David Coverdale is best known for his band Whitesnake. Whitesnake emerged when Coverdale wanted to name his backing band on tour, before becoming a device for him to promote himself with though it remained his backing band and not a band in its own right. Later Coverdale would return to solo work and would also work with Jimmy Page on a project. Aside from Coverdale himself, there was a number of other overlaps in membership of these various groups.  To construct an accurate chronology of his backing band therefore, the line-ups for David Coverdale Band, Whitesnake and Coverdale-Page have been included.

Deep Purple (1973–1976) 

The first lineup of Deep Purple with David Coverdale and Glenn Hughes released two studio albums – Burn and Stormbringer, both in 1974 – before founding member Blackmore left the band, reportedly due to the new influences of funk rock presented by Coverdale and Hughes. Mark IV of the band, featuring Tommy Bolin in place of Blackmore, released their only album Come Taste the Band in 1975, before breaking up the following year.

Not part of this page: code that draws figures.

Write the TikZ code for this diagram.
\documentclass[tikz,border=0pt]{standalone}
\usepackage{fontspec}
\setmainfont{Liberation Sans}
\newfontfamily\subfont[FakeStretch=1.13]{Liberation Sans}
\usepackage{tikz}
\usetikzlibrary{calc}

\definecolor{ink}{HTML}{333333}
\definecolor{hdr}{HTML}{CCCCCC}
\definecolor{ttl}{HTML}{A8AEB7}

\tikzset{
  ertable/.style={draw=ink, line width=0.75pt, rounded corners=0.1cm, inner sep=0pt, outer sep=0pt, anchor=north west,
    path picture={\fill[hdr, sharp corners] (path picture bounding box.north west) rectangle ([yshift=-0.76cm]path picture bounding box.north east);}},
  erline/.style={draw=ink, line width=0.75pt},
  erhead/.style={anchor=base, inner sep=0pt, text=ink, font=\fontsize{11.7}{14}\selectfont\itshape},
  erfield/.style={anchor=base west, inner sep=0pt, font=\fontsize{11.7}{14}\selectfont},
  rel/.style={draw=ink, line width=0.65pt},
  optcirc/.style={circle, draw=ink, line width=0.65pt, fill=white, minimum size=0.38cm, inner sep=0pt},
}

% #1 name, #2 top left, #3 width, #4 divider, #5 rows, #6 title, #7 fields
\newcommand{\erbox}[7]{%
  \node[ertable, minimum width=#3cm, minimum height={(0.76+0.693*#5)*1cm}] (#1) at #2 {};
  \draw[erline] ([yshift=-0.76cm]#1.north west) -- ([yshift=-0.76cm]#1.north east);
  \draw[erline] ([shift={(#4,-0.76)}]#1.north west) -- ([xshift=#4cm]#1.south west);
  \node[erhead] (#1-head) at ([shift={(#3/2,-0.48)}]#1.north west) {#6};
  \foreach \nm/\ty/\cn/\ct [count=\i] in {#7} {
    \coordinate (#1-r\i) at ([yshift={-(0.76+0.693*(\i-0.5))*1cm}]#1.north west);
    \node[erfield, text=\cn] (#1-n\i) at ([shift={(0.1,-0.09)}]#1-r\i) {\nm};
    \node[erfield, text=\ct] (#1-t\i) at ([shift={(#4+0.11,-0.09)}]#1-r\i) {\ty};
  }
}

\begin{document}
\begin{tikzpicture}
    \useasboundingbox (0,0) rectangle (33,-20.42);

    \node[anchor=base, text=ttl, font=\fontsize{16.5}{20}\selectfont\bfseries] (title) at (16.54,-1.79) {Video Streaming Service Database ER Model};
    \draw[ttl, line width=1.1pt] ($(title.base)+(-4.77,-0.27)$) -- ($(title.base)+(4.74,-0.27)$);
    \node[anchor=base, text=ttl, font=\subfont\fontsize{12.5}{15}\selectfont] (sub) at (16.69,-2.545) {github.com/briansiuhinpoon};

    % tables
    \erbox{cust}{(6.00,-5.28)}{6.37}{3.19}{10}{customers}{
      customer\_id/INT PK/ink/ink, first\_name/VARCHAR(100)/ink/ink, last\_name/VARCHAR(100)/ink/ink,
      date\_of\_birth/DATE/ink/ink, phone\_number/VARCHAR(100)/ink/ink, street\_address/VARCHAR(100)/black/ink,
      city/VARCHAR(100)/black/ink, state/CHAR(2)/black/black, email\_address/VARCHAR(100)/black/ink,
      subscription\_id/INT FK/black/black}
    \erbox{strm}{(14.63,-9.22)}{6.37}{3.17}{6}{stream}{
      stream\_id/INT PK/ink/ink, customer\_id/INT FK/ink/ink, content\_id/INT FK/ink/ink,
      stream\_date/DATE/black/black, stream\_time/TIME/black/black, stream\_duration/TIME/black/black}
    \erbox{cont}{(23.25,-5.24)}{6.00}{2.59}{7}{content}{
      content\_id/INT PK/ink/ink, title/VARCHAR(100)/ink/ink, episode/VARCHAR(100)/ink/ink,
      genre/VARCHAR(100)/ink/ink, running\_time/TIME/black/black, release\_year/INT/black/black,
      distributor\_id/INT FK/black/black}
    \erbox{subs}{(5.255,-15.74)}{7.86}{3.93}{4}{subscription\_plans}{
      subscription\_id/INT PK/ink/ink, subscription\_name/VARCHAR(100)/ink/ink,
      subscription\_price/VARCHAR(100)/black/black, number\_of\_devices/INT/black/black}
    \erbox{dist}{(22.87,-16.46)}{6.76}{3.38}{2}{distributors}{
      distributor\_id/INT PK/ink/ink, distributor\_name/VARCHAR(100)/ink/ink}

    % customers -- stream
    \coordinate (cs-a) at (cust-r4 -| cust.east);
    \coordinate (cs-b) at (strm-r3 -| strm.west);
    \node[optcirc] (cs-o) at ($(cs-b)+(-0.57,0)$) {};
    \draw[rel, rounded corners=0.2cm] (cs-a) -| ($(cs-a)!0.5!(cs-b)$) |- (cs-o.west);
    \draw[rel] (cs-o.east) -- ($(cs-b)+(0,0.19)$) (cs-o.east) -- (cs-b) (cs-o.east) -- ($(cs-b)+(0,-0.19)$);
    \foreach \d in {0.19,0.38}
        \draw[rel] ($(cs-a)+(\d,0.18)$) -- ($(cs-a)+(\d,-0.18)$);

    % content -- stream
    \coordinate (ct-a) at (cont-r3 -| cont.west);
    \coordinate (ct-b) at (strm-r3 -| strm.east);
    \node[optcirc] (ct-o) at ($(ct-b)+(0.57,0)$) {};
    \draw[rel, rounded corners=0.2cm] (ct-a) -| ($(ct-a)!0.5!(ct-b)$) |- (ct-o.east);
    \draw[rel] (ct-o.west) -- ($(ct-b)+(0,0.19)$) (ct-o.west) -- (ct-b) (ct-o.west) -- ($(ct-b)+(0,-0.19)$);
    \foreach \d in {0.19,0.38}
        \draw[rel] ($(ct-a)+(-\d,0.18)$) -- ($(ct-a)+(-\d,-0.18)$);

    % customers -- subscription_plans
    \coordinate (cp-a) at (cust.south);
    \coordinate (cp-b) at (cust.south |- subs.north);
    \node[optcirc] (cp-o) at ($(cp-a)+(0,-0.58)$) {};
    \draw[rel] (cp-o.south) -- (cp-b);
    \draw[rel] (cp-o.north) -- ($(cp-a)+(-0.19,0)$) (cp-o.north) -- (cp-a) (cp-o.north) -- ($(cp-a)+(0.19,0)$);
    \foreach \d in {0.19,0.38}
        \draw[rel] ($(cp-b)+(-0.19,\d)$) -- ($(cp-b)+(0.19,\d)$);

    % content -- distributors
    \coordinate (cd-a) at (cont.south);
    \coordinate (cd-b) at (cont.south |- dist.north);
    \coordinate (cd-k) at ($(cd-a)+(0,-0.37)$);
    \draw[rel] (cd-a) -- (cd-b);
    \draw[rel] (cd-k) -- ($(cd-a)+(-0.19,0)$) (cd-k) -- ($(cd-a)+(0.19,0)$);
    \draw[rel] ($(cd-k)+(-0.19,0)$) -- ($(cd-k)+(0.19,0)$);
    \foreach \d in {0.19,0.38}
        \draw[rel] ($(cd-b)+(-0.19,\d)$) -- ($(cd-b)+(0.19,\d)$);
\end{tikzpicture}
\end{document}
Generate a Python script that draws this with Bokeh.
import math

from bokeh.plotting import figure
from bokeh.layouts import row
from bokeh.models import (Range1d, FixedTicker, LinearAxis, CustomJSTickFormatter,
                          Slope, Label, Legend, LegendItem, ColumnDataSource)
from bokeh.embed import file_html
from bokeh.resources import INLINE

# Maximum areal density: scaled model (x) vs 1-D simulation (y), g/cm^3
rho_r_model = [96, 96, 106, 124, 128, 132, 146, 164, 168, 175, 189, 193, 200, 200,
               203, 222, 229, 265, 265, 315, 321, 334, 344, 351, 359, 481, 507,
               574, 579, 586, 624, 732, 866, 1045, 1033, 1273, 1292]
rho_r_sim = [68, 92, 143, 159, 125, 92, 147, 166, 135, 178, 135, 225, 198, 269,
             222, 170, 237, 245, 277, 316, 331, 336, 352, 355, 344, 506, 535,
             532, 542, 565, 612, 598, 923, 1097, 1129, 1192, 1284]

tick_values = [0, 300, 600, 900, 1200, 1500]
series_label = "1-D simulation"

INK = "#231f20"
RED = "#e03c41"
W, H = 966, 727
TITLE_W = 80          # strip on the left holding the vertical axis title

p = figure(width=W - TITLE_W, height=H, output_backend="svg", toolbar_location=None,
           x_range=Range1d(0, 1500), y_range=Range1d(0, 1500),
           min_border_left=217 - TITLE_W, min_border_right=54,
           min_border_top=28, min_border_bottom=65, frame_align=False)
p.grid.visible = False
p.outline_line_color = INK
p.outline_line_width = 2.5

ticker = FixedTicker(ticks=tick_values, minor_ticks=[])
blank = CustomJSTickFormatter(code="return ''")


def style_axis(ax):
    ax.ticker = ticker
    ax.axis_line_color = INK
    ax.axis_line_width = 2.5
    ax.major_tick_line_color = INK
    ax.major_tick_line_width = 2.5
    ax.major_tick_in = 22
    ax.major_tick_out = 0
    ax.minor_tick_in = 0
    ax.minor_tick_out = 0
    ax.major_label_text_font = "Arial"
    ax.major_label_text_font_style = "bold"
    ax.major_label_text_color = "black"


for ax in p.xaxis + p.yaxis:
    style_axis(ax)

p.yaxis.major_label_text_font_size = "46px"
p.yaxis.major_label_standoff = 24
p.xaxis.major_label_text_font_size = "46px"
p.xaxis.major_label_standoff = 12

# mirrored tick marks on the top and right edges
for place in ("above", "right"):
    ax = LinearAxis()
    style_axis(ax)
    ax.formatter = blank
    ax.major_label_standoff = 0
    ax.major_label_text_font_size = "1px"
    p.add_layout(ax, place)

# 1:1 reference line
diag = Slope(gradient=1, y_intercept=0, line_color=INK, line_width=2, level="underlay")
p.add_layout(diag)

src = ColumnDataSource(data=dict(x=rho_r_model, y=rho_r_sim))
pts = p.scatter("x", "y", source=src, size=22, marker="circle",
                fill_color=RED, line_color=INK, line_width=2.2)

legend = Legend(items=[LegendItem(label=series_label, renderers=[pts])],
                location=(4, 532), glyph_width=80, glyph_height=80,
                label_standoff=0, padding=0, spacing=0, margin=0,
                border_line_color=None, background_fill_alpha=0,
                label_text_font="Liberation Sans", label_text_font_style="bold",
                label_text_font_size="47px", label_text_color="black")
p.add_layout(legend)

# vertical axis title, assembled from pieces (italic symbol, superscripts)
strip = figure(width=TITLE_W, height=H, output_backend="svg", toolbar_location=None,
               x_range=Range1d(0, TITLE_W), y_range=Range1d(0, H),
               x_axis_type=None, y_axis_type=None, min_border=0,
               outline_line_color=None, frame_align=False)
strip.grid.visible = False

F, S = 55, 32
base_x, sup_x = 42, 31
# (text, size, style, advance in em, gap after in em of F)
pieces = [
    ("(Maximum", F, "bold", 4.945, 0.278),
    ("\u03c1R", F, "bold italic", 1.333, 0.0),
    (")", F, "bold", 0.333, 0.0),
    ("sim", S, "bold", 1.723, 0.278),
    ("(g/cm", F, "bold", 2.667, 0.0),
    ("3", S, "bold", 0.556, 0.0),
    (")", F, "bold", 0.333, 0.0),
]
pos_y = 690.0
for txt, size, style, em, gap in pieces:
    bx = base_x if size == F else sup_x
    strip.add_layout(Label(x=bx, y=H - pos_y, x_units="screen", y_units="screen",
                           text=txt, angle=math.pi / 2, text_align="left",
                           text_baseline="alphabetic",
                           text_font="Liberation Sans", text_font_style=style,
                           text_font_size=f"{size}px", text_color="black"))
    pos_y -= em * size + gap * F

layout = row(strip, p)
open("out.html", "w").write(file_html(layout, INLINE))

David Coverdale backing bands - transformed into Whitesnake (1976–1978) 
Whitesnake wasn't so much formed, as evolved. It was put together during the process of David Coverdale's post-Deep Purple solo career. He began work with classic Whitesnake guitarist Micky Moody on both his solo albums. The touring band in 1978 that Coverdale used (to support his Northwinds album) was the band that would become Whitesnake very shortly.

First Whitesnake era (1978–1991) 
When reforming Whitesnake in 1982 after a brief hiatus, Coverdale brought back only Moody and Lord, and the hurriedly put together band changed as it settled. The session musicians required to complete Whitesnake's self-titled album in 1987 only played on the song Here I Go Again 87 (other than the keyboards), because this song was unfinished when the band was fired.

Coverdale embarks on Coverdale•Page collaboration (1991–1993)
When Coverdale split up the band in 1991 to work with Jimmy Page, he worked with Denny Carmassi (who had done a little session work in 1987 for Whitesnake), Guy Pratt and Brett Tuggle. Carmassi was on both the album and tour for Coverdale-Page while the other two only appeared on the tour.

Second era Whitesnake: temporary reunions (1994–1998) 
Carmassi would join Whitesnake for the 1994 Greatest Hits Reunion tour which was organised shortly after Coverdale put the new compilation together. All three would join the band in 1997 for Restless Heart (though this was initially meant to be a David Coverdale solo project, and Pratt and Tuggle left before the support tour).

David Coverdale returns to solo work and tours (1998–2002) 
Hilland, Franklin, and Carmassi all joined Coverdale for his Into the Light solo album in 2000. Earl Slick, Doug Bossi and future member Marco Mendoza also contributed.

Third era Whitesnake: 25th anniversary reformation (2002 on) 
In 2002, Whitesnake reformed fully. Unlike the reunions of the mid 1990s, this is a full-time lineup as existed previously in the late 1970s, 1980s and early 1990s.